§ WRITTEN INSTRUCTION
Lift every line from the entries that includes the word "this".
___
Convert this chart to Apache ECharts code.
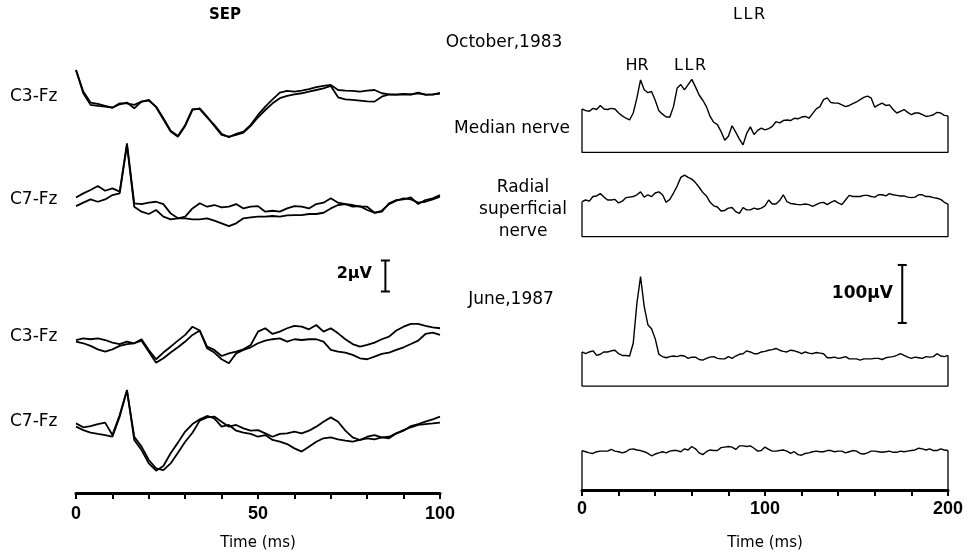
<!DOCTYPE html>
<html>
<head>
<meta charset="utf-8">
<script src="https://cdn.jsdelivr.net/npm/echarts@6/dist/echarts.min.js"></script>
<style>
  * { margin: 0; padding: 0; }
  html, body { width: 971px; height: 557px; background: #fff; }
  #chart { width: 971px; height: 557px; }
</style>
</head>
<body>
<div id="chart"></div>
<script>
// SEP: time base (ms) and two superimposed averages per derivation (µV)
const sepTime = [0,2,4,6,8,10,12,14,16,18,20,22,24,26,28,30,32,34,36,38,40,42,44,46,48,50,
  52,54,56,58,60,62,64,66,68,70,72,74,76,78,80,82,84,86,88,90,92,94,96,98,100];
const c3Oct1 = [2.06,0.67,-0.04,-0.13,-0.26,-0.37,-0.15,-0.04,-0.41,0.02,0.09,-0.30,-1.05,-1.85,-2.19,-1.48,-0.47,-0.47,-0.99,-1.48,-2.06,-2.28,-2.06,-1.91,-1.48,-0.84,
  -0.30,0.17,0.60,0.71,0.67,0.73,0.82,0.95,1.03,1.10,0.77,0.73,0.71,0.67,0.73,0.77,0.56,0.49,0.47,0.52,0.49,0.56,0.49,0.47,0.56];
const c3Oct2 = [2.06,0.56,-0.19,-0.26,-0.30,-0.37,-0.09,-0.09,-0.19,0.02,0.13,-0.34,-1.12,-1.91,-2.24,-1.55,-0.52,-0.41,-0.95,-1.55,-2.13,-2.24,-2.13,-1.98,-1.55,-0.99,
  -0.52,-0.09,0.24,0.39,0.49,0.56,0.67,0.77,0.88,1.03,0.30,0.17,0.13,0.09,0.04,0.02,0.34,0.49,0.47,0.49,0.47,0.60,0.45,0.49,0.56];
const c7Oct1 = [-0.09,0.17,0.39,0.65,0.34,0.49,0.28,3.40,-0.47,-0.52,-0.43,-0.37,-0.52,-1.12,-1.44,-1.33,-0.80,-0.47,-0.69,-0.58,-0.73,-0.69,-0.52,-0.80,-0.69,-0.65,
  -1.01,-0.95,-1.01,-0.80,-0.65,-0.69,-0.80,-0.52,-0.43,-0.15,-0.43,-0.52,-0.69,-0.65,-0.90,-1.08,-1.01,-0.47,-0.26,-0.22,-0.09,-0.52,-0.26,-0.15,0.06];
const c7Oct2 = [-0.65,-0.43,-0.22,-0.37,-0.22,0.06,0.17,3.29,-0.69,-1.01,-1.16,-0.90,-1.33,-1.51,-1.44,-1.44,-1.51,-1.51,-1.44,-1.59,-1.76,-1.94,-1.76,-1.44,-1.38,-1.33,
  -1.33,-1.29,-1.33,-1.25,-1.23,-1.23,-1.16,-1.16,-1.08,-0.80,-0.58,-0.52,-0.58,-0.69,-0.69,-1.08,-0.95,-0.52,-0.30,-0.15,-0.22,-0.43,-0.37,-0.22,-0.04];
const c3Jun1 = [-0.39,-0.28,-0.34,-0.28,-0.39,-0.56,-0.65,-0.49,-0.60,-0.34,-1.03,-1.63,-1.20,-0.82,-0.43,-0.06,0.47,0.22,-0.82,-1.03,-1.42,-1.25,-1.14,-0.99,-0.71,0.15,
  0.37,0,0.15,0.37,0.52,0.47,0.30,0.58,0.15,0.37,0.04,-0.34,-0.65,-0.82,-0.71,-0.56,-0.34,-0.17,0.22,0.47,0.65,0.65,0.52,0.43,0.37];
const c3Jun2 = [-0.49,-0.60,-0.77,-0.99,-1.14,-0.99,-0.77,-0.65,-0.60,-0.43,-1.14,-1.85,-1.57,-1.20,-0.86,-0.49,-0.06,0.22,-0.92,-1.20,-1.63,-1.89,-1.25,-1.03,-0.86,-0.60,
  -0.43,-0.34,-0.28,-0.49,-0.34,-0.39,-0.34,-0.34,-0.49,-1.03,-1.14,-1.20,-1.35,-1.57,-1.63,-1.46,-1.29,-1.20,-1.03,-0.86,-0.65,-0.43,0,0.09,-0.06];
const c7Jun1 = [-0.22,-0.47,-0.39,-0.26,-0.17,-0.97,0.32,1.94,-1.29,-1.94,-2.80,-3.27,-2.97,-2.15,-1.46,-0.75,-0.26,0.04,0.26,0.11,-0.43,-0.32,-0.69,-0.82,-0.90,-1.08,
  -0.97,-1.29,-1.40,-1.55,-1.83,-2.04,-1.72,-1.40,-1.18,-1.12,-1.25,-1.33,-1.40,-1.29,-1.18,-1.25,-1.12,-1.18,-0.86,-0.65,-0.47,-0.32,-0.26,-0.22,-0.17];
const c7Jun2 = [-0.43,-0.65,-0.82,-0.90,-0.97,-1.08,0.22,1.89,-1.08,-1.72,-2.58,-3.12,-3.23,-2.80,-2.11,-1.40,-0.82,-0.04,0.17,0.22,-0.11,-0.43,-0.32,-0.54,-0.69,-0.65,
  -0.86,-1.08,-0.90,-0.86,-0.75,-0.86,-0.69,-0.43,-0.11,0.17,-0.11,-0.69,-1.12,-1.29,-1.08,-0.97,-1.12,-1.08,-0.86,-0.69,-0.39,-0.26,-0.11,0.04,0.22];

// LLR: time base (ms) and rectified EMG averages (µV above trace baseline)
const llrTime = [0,2,4,6,8,10,12,14,16,18,20,22,24,26,28,30,32,34,36,38,40,42,44,46,48,50,
  52,54,56,58,60,62,64,66,68,70,72,74,76,78,80,82,84,86,88,90,92,94,96,98,100,
  102,104,106,108,110,112,114,116,118,120,122,124,126,128,130,132,134,136,138,140,142,144,146,148,150,
  152,154,156,158,160,162,164,166,168,170,172,174,176,178,180,182,184,186,188,190,192,194,196,198,200];
const medianOct = [75,72,71,76,74,81,75,74,76,75,68,63,59,56,68,94,125,108,103,105,90,72,66,61,61,79,111,117,108,117,126,113,99,90,79,62,52,48,36,21,
  28,46,35,23,13,33,44,31,38,42,39,41,45,53,51,55,56,55,59,58,61,62,59,67,75,79,91,94,86,85,85,82,79,81,84,87,91,95,97,94,
  78,82,85,81,82,74,68,71,74,69,65,68,68,65,62,63,65,69,68,64,63];
const radialOct = [60,63,61,69,70,74,68,63,63,64,58,61,67,68,69,72,77,68,72,69,75,77,72,59,64,75,87,102,106,102,99,93,85,76,70,59,53,51,44,45,
  49,50,43,40,50,46,46,49,47,49,53,63,56,56,62,72,60,57,56,55,55,56,55,52,55,58,59,55,59,62,58,55,63,71,69,69,69,71,71,69,
  68,72,72,70,74,72,71,70,70,68,67,68,72,72,69,69,67,66,64,59,56];
const medianJun = [59,56,59,61,53,55,59,59,61,62,56,53,53,52,74,143,189,137,106,99,82,55,51,49,51,52,51,53,52,48,50,50,46,45,48,50,51,48,47,47,
  51,48,52,55,56,61,59,56,56,59,60,62,63,65,62,60,59,62,61,59,56,59,57,56,58,57,56,49,49,50,48,49,51,47,47,47,45,47,47,47,
  48,48,46,49,50,51,53,56,53,50,48,50,49,48,51,50,51,56,52,51,53];
const radialJun = [68,66,64,63,66,67,67,67,70,67,66,64,66,70,71,69,68,66,63,59,62,64,66,64,67,68,68,66,71,69,75,71,64,61,66,69,68,68,73,74,
  75,74,70,76,76,75,76,72,67,68,74,70,67,67,68,69,67,63,66,61,60,63,64,66,67,66,66,68,68,66,67,67,64,66,68,67,63,62,64,67,
  67,66,65,66,67,65,65,67,66,67,68,69,72,71,69,71,68,68,71,69,68];

const sepTicks = [0, 50, 100];
const llrTicks = [0, 100, 200];

// vertical placement of each row on its panel (axis units)
const sepRows = [
  { a: c3Oct1, b: c3Oct2, base: 25.23 },
  { a: c7Oct1, b: c7Oct2, base: 19.16 },
  { a: c3Jun1, b: c3Jun2, base: 10.26 },
  { a: c7Jun1, b: c7Jun2, base: 4.71 }
];
const llrRows = [
  { v: medianOct, base: 582 },
  { v: radialOct, base: 437 },
  { v: medianJun, base: 179 },
  { v: radialJun, base: 0 }
];

const FONT = '"DejaVu Sans", sans-serif';
const pairs = (t, v, base) => t.map((x, i) => [x, base + v[i]]);
const boxOf = (t, v, base) => [
  [t[0], base + v[0]], [t[0], base], [t[t.length - 1], base], [t[t.length - 1], base + v[v.length - 1]]
];
const lineS = (xi, data, width) => ({
  type: 'line', xAxisIndex: xi, yAxisIndex: xi, data: data,
  symbol: 'none', smooth: false, silent: true, clip: false,
  lineStyle: { color: '#000', width: width }
});

const series = [];
sepRows.forEach(r => {
  series.push(lineS(0, pairs(sepTime, r.a, r.base), 1.8));
  series.push(lineS(0, pairs(sepTime, r.b, r.base), 1.8));
});
llrRows.forEach(r => {
  series.push(lineS(1, pairs(llrTime, r.v, r.base), 1.4));
  series.push(lineS(1, boxOf(llrTime, r.v, r.base), 1.3));
});
// calibration bars
series.push(Object.assign(lineS(0, [[85, 13], [85, 15]], 2), {
  symbol: 'rect', symbolSize: [9, 2], showSymbol: true, itemStyle: { color: '#000' }
}));
series.push(Object.assign(lineS(1, [[175, 288], [175, 388]], 2), {
  symbol: 'rect', symbolSize: [9, 2], showSymbol: true, itemStyle: { color: '#000' }
}));

function xAx(grid, max, step, ticks, gap, margin) {
  return {
    gridIndex: grid, type: 'value', min: 0, max: max, interval: step,
    axisLine: { show: true, onZero: false, lineStyle: { color: '#000', width: 3 } },
    axisTick: { show: true, length: 6, lineStyle: { color: '#000', width: 2 } },
    axisLabel: {
      formatter: v => ticks.includes(v) ? String(v) : '',
      fontFamily: '"Liberation Sans", Arial, sans-serif', fontWeight: 'bold',
      fontSize: 18, color: '#000', margin: margin
    },
    splitLine: { show: false },
    name: 'Time (ms)', nameLocation: 'middle', nameGap: gap,
    nameTextStyle: { fontFamily: FONT, fontSize: 15, color: '#000' }
  };
}

function txt(text, x, y, align, size, weight) {
  return {
    type: 'text', x: x, y: y, silent: true,
    style: {
      text: text, fill: '#000',
      font: (weight || 'normal') + ' ' + size + 'px ' + FONT,
      align: align, textAlign: align,
      verticalAlign: 'middle', textVerticalAlign: 'middle', lineHeight: 22
    }
  };
}

const chart = echarts.init(document.getElementById('chart'), null, { renderer: 'canvas' });
chart.setOption({
  animation: false,
  backgroundColor: '#fff',
  grid: [
    { left: 76, width: 364, top: 59, bottom: 64 },
    { left: 582, width: 366, top: 55, bottom: 67 }
  ],
  xAxis: [xAx(0, 100, 10, sepTicks, 43, 12), xAx(1, 200, 20, llrTicks, 46, 10)],
  yAxis: [
    { gridIndex: 0, type: 'value', min: 0, max: 28, show: false },
    { gridIndex: 1, type: 'value', min: 0, max: 750, show: false }
  ],
  series: series,
  graphic: [
    txt('SEP', 225, 15, 'center', 15, 'bold'),
    txt('L\u200AL\u200AR', 749, 15, 'center', 16),
    txt('October,1983', 504, 43, 'center', 17),
    txt('HR', 637, 66, 'center', 16),
    txt('L\u200AL\u200AR', 690, 66, 'center', 16),
    txt('Median nerve', 570, 129, 'right', 17),
    txt('Radial\nsuperficial\nnerve', 523, 210, 'center', 17),
    txt('June,1987', 511, 300, 'center', 17),
    txt('C3-Fz', 10, 97, 'left', 17),
    txt('C7-Fz', 10, 200, 'left', 17),
    txt('C3-Fz', 10, 337, 'left', 17),
    txt('C7-Fz', 10, 422, 'left', 17),
    txt('2µV', 372, 274, 'right', 16, 'bold'),
    txt('100µV', 893, 294, 'right', 17, 'bold')
  ]
});
</script>
</body>
</html>
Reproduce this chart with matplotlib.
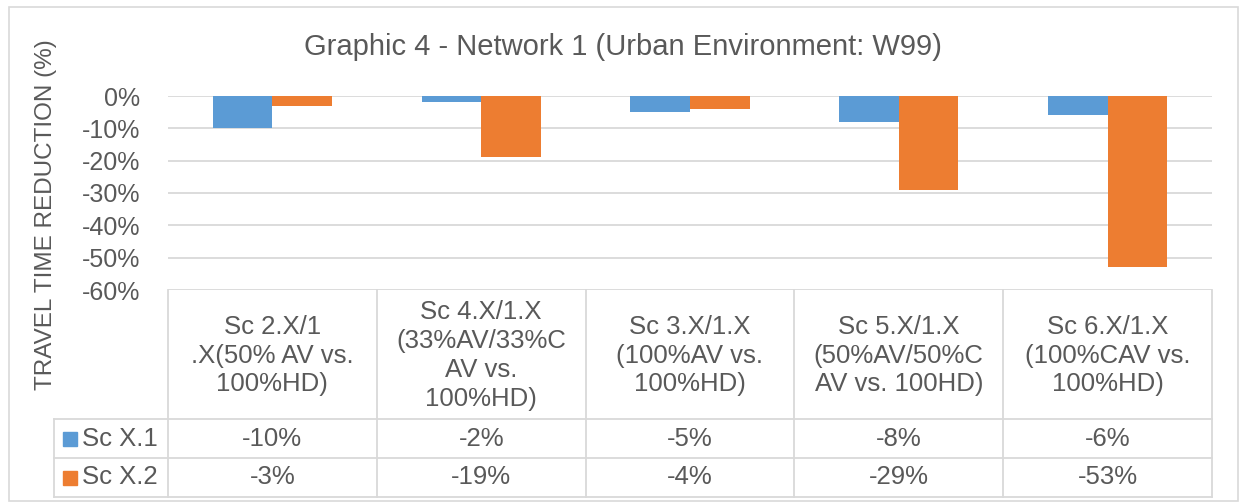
___
§ WORKED SOLUTION
Convert this chart to Apache ECharts code.
Reproduce this chart with matplotlib.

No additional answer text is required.